SOURCE EXCERPT:
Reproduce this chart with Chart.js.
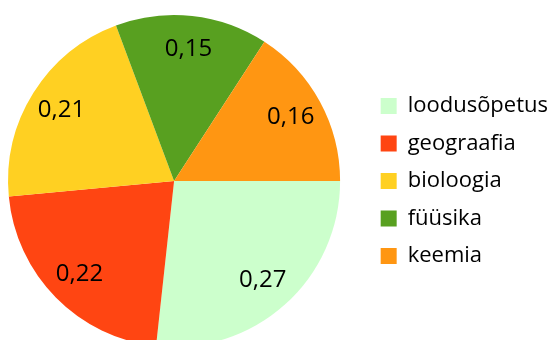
<!DOCTYPE html>
<html>
<head>
<meta charset="utf-8">
<script src="https://cdn.jsdelivr.net/npm/chart.js@4/dist/chart.umd.min.js"></script>
<style>
html, body { margin: 0; padding: 0; width: 556px; height: 340px; overflow: hidden; background: #fff; }
#wrap { position: absolute; left: -17px; top: 0; width: 575px; height: 347px; }
</style>
</head>
<body>
<div id="wrap"><canvas id="pieChart"></canvas></div>
<script>
const subjects = ['loodusõpetus', 'geograafia', 'bioloogia', 'füüsika', 'keemia'];
const shares = [0.27, 0.22, 0.21, 0.15, 0.16];
const sliceColors = ['#ccffcc', '#ff4512', '#ffd022', '#58a020', '#ff9612'];

// draws the value inside each slice, like the data labels in the original
const sliceLabels = {
    id: 'sliceLabels',
    afterDatasetsDraw(chart) {
        const ctx = chart.ctx;
        const meta = chart.getDatasetMeta(0);
        ctx.save();
        ctx.font = '24px "Open Sans"';
        ctx.fillStyle = '#000';
        ctx.textAlign = 'center';
        ctx.textBaseline = 'middle';
        meta.data.forEach((arc, i) => {
            const p = arc.getProps(['x', 'y', 'startAngle', 'endAngle', 'outerRadius'], true);
            const mid = (p.startAngle + p.endAngle) / 2;
            const r = p.outerRadius * 0.8;
            const text = shares[i].toFixed(2).replace('.', ',');
            ctx.fillText(text, p.x + Math.cos(mid) * r, p.y + Math.sin(mid) * r);
        });
        ctx.restore();
    }
};

function main() {
    const ctx = document.getElementById('pieChart').getContext('2d');
    new Chart(ctx, {
        type: 'pie',
        data: {
            labels: subjects,
            datasets: [{
                data: shares,
                backgroundColor: sliceColors,
                borderWidth: 0
            }]
        },
        options: {
            responsive: true,
            maintainAspectRatio: false,
            animation: false,
            rotation: 90,
            layout: { padding: { top: 15, bottom: 0, left: 0, right: 0 } },
            plugins: {
                legend: {
                    position: 'right',
                    labels: {
                        boxWidth: 16,
                        boxHeight: 16,
                        padding: 15.5,
                        color: '#000',
                        font: { family: 'Open Sans', size: 22 }
                    }
                },
                tooltip: { enabled: false }
            }
        },
        plugins: [sliceLabels]
    });
}

window.addEventListener('load', main);
</script>
</body>
</html>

JOB: Extract the full listing exactly, with the pictures left out.

WRITTEN ANSWER:
Reproduce this chart with Chart.js.
<!DOCTYPE html>
<html>
<head>
<meta charset="utf-8">
<script src="https://cdn.jsdelivr.net/npm/chart.js@4/dist/chart.umd.min.js"></script>
<style>
html, body { margin: 0; padding: 0; width: 556px; height: 340px; overflow: hidden; background: #fff; }
#wrap { position: absolute; left: -17px; top: 0; width: 575px; height: 347px; }
</style>
</head>
<body>
<div id="wrap"><canvas id="pieChart"></canvas></div>
<script>
const subjects = ['loodusõpetus', 'geograafia', 'bioloogia', 'füüsika', 'keemia'];
const shares = [0.27, 0.22, 0.21, 0.15, 0.16];
const sliceColors = ['#ccffcc', '#ff4512', '#ffd022', '#58a020', '#ff9612'];

// draws the value inside each slice, like the data labels in the original
const sliceLabels = {
    id: 'sliceLabels',
    afterDatasetsDraw(chart) {
        const ctx = chart.ctx;
        const meta = chart.getDatasetMeta(0);
        ctx.save();
        ctx.font = '24px "Open Sans"';
        ctx.fillStyle = '#000';
        ctx.textAlign = 'center';
        ctx.textBaseline = 'middle';
        meta.data.forEach((arc, i) => {
            const p = arc.getProps(['x', 'y', 'startAngle', 'endAngle', 'outerRadius'], true);
            const mid = (p.startAngle + p.endAngle) / 2;
            const r = p.outerRadius * 0.8;
            const text = shares[i].toFixed(2).replace('.', ',');
            ctx.fillText(text, p.x + Math.cos(mid) * r, p.y + Math.sin(mid) * r);
        });
        ctx.restore();
    }
};

function main() {
    const ctx = document.getElementById('pieChart').getContext('2d');
    new Chart(ctx, {
        type: 'pie',
        data: {
            labels: subjects,
            datasets: [{
                data: shares,
                backgroundColor: sliceColors,
                borderWidth: 0
            }]
        },
        options: {
            responsive: true,
            maintainAspectRatio: false,
            animation: false,
            rotation: 90,
            layout: { padding: { top: 15, bottom: 0, left: 0, right: 0 } },
            plugins: {
                legend: {
                    position: 'right',
                    labels: {
                        boxWidth: 16,
                        boxHeight: 16,
                        padding: 15.5,
                        color: '#000',
                        font: { family: 'Open Sans', size: 22 }
                    }
                },
                tooltip: { enabled: false }
            }
        },
        plugins: [sliceLabels]
    });
}

window.addEventListener('load', main);
</script>
</body>
</html>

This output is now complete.